[Plotting code records]
* begin *

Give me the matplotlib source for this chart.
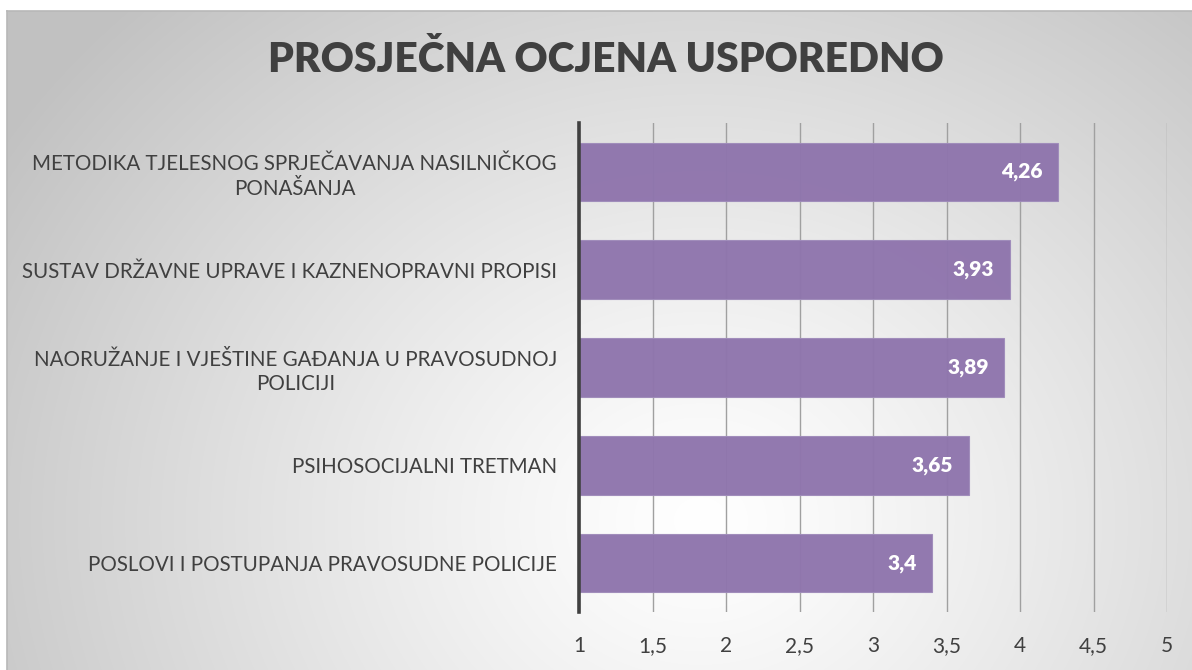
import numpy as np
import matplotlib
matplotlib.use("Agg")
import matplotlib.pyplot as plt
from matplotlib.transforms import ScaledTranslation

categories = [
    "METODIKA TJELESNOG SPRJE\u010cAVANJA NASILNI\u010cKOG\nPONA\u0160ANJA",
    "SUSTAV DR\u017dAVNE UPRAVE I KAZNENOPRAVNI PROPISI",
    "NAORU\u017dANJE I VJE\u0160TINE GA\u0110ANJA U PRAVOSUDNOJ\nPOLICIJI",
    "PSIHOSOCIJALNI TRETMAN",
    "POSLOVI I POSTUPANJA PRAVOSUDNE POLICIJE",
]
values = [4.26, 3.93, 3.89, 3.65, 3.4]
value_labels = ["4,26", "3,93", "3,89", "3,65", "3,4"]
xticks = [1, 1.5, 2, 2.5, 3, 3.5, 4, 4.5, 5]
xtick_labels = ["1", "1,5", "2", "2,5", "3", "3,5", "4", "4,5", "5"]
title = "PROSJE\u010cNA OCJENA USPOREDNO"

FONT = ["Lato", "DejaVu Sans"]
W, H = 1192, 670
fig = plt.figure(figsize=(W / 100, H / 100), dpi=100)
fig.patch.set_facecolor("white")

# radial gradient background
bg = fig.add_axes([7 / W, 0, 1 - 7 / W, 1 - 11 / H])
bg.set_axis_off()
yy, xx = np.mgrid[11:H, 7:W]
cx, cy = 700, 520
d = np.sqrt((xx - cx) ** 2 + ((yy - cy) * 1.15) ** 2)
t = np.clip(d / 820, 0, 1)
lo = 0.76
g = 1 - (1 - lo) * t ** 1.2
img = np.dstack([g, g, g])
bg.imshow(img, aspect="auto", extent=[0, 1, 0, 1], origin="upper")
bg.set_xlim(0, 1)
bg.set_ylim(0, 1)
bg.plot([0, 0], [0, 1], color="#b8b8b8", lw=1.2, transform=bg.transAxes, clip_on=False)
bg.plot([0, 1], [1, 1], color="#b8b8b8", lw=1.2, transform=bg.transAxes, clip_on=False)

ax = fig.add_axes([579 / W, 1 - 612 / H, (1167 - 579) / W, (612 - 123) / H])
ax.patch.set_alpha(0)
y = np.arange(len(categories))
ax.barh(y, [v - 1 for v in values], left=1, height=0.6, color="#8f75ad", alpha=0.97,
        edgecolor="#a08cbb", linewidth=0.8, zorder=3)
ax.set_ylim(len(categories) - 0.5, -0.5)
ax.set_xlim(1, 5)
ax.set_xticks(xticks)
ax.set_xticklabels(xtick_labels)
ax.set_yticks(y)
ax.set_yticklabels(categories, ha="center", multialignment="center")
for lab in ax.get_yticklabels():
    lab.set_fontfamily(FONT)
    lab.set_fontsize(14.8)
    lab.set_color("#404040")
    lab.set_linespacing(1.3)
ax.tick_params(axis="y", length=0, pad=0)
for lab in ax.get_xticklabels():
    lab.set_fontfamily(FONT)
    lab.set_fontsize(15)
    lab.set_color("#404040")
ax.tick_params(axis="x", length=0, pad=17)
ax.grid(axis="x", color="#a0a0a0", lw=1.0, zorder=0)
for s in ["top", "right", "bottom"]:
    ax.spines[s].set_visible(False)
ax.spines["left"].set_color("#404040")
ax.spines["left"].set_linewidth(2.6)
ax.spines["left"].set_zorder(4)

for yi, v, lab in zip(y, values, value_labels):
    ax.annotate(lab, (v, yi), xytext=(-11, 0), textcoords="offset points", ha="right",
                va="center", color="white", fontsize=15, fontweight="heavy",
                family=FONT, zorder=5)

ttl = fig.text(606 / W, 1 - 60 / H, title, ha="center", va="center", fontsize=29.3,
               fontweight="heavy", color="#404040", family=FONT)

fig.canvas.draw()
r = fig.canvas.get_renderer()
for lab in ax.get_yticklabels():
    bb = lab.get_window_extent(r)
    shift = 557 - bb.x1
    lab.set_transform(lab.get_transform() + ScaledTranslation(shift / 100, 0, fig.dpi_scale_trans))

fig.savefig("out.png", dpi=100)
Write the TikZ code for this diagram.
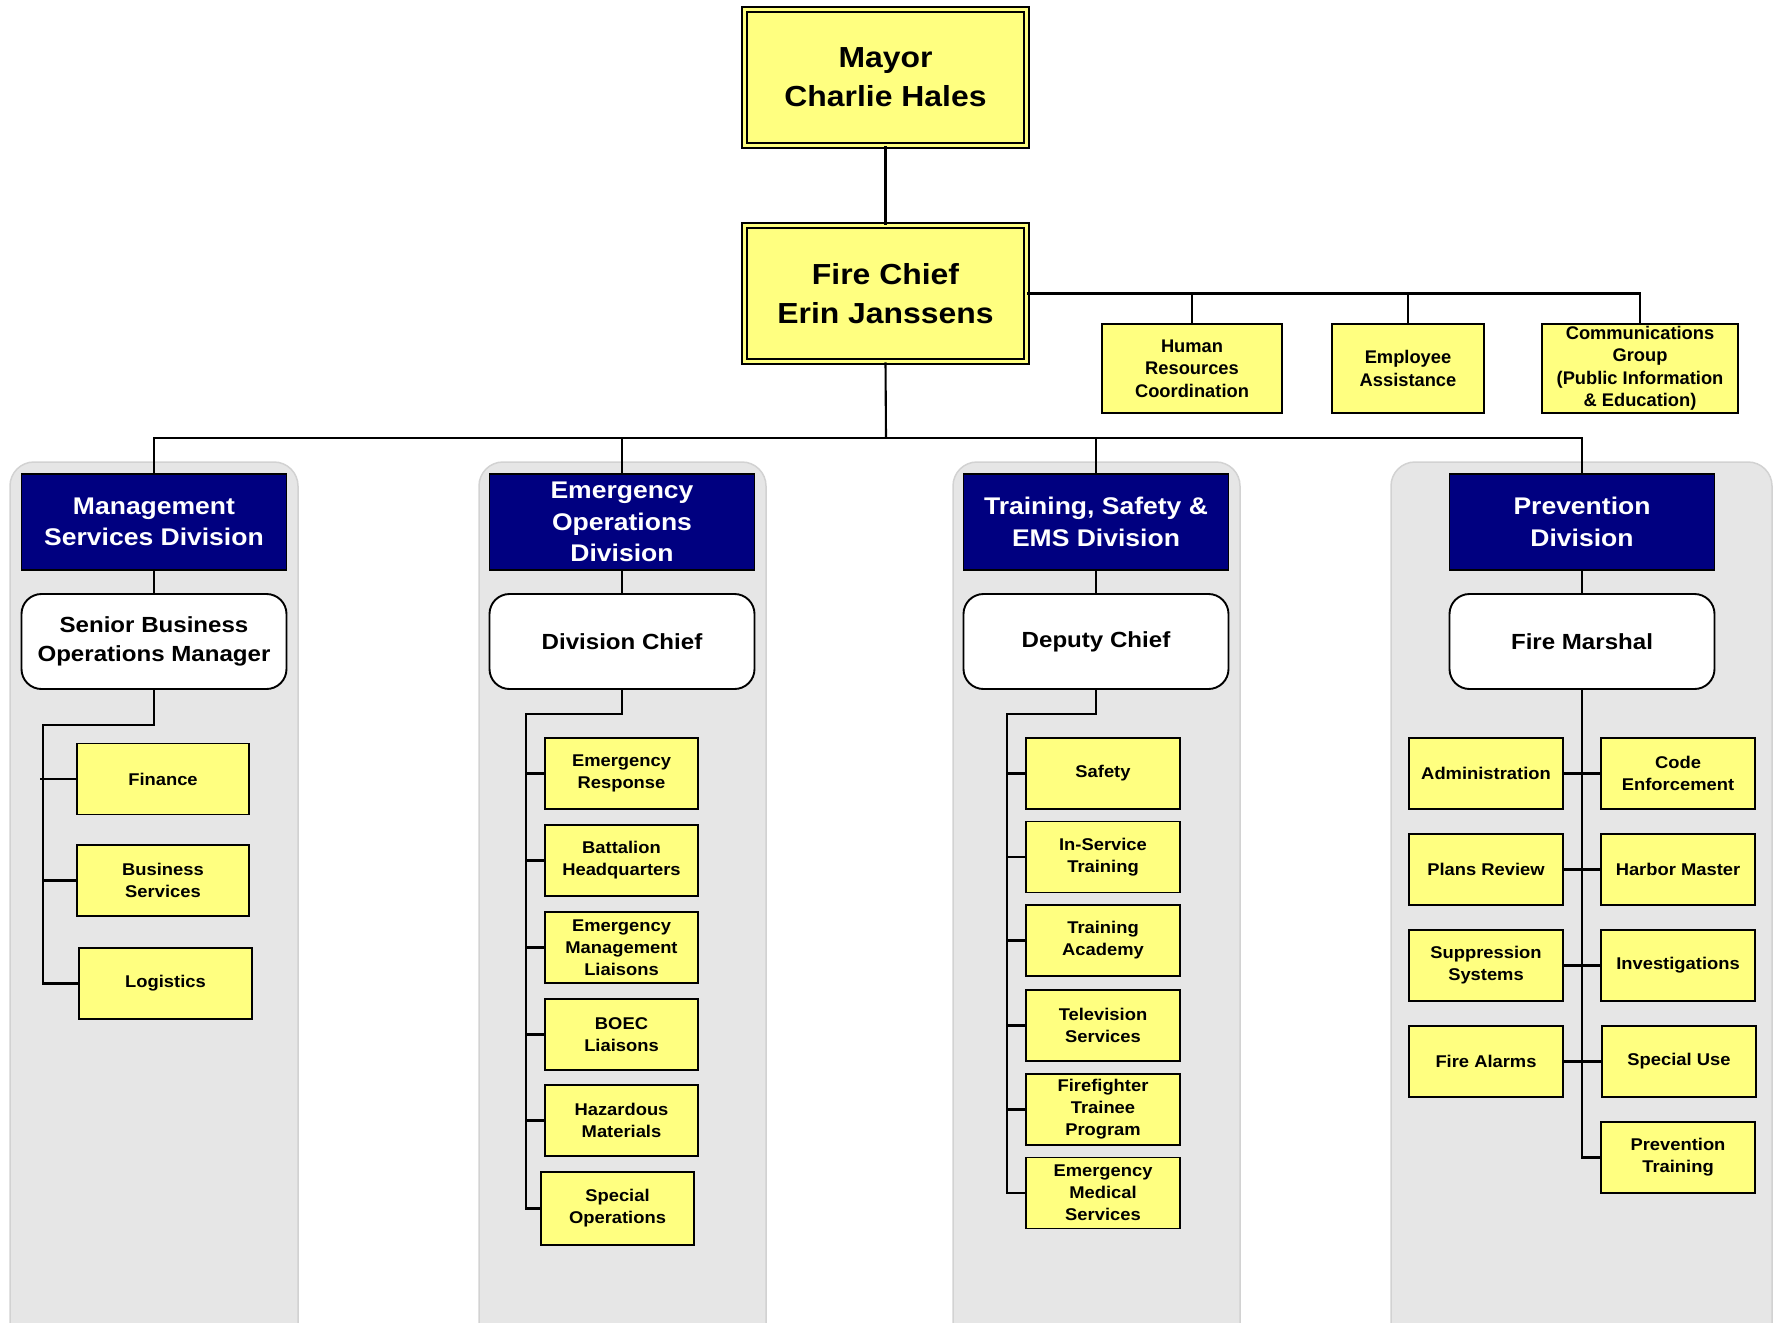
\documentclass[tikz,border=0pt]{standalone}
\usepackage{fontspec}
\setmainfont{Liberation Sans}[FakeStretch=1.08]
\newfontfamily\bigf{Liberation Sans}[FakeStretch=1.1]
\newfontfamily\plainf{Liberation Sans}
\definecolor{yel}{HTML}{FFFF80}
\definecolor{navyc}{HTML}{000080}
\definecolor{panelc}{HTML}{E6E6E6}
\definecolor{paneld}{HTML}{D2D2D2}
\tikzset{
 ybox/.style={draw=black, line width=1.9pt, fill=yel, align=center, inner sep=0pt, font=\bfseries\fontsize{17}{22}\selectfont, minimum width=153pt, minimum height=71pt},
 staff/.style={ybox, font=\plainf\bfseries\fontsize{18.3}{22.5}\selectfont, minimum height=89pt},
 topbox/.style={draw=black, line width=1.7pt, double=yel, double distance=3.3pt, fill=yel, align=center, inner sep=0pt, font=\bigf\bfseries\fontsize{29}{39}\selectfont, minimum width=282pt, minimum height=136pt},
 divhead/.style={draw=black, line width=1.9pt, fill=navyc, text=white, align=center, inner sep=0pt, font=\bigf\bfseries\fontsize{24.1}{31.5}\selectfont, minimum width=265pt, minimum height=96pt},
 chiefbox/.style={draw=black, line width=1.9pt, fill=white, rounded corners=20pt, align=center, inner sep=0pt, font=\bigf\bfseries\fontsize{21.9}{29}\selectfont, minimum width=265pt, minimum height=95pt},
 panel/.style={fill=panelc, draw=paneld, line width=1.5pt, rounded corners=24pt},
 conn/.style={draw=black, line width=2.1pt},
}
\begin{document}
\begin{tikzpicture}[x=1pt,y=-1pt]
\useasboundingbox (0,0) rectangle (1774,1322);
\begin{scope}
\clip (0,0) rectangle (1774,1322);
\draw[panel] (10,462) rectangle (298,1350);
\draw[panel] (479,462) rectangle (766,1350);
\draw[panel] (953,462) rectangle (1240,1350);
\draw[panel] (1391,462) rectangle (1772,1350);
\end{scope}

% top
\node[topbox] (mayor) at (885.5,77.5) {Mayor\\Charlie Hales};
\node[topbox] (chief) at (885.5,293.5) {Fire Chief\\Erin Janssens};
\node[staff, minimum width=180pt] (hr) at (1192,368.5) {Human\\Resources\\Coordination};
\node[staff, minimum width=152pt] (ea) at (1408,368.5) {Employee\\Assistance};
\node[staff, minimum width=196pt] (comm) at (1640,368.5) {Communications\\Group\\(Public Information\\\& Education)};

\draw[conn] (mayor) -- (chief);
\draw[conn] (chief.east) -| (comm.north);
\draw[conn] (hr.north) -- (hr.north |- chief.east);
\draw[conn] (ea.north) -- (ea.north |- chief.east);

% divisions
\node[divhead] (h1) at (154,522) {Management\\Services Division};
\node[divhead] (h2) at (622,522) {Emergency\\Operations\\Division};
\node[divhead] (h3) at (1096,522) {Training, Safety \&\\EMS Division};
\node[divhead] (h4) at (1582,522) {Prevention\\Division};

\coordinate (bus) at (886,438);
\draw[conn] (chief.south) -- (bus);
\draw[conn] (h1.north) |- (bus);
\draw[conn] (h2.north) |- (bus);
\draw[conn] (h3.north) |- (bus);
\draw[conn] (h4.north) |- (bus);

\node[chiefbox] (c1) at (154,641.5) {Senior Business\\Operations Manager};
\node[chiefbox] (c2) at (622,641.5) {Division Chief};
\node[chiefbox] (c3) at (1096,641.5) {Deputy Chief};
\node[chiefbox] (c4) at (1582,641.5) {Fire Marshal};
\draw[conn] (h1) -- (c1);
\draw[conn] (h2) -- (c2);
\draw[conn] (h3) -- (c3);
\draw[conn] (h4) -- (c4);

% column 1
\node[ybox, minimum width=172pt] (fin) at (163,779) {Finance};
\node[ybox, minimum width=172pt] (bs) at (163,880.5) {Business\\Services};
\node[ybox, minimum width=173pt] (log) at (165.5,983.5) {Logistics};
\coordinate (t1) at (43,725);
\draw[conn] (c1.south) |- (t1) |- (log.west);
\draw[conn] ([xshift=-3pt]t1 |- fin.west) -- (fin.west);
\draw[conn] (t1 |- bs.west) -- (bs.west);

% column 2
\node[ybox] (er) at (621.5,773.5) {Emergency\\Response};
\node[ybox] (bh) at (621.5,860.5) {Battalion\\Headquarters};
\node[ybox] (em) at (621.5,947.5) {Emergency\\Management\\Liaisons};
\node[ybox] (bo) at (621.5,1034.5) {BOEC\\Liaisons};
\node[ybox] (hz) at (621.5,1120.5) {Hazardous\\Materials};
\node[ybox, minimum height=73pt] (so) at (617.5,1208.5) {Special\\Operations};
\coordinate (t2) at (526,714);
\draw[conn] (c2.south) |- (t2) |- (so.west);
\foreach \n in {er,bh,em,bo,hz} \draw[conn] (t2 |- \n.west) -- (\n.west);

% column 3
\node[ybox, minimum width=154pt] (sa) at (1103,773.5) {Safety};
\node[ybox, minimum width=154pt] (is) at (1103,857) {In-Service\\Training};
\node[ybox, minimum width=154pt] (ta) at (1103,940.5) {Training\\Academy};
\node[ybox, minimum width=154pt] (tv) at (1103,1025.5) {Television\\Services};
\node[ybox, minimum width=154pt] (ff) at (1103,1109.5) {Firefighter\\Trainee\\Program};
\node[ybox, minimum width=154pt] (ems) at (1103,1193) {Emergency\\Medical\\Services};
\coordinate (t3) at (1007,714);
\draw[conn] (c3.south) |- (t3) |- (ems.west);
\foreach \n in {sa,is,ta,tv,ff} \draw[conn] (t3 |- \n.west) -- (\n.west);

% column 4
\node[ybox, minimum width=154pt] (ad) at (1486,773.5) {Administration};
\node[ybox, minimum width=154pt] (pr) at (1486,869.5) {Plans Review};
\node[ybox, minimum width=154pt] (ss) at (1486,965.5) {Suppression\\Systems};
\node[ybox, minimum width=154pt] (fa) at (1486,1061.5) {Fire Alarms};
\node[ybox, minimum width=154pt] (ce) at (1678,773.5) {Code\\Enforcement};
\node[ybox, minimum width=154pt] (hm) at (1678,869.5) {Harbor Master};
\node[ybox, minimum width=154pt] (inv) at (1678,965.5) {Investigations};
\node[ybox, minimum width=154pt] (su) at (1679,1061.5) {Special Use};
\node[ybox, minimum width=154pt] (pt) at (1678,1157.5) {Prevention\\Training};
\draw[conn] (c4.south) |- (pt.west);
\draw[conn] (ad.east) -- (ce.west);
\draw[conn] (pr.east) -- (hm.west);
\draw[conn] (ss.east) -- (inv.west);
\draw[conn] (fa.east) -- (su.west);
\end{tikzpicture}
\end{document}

* end *

AIM ->
Look through the entries and return every line where "this" appears.

WRITTEN SOLUTION ->
Give me the matplotlib source for this chart.
Write the TikZ code for this diagram.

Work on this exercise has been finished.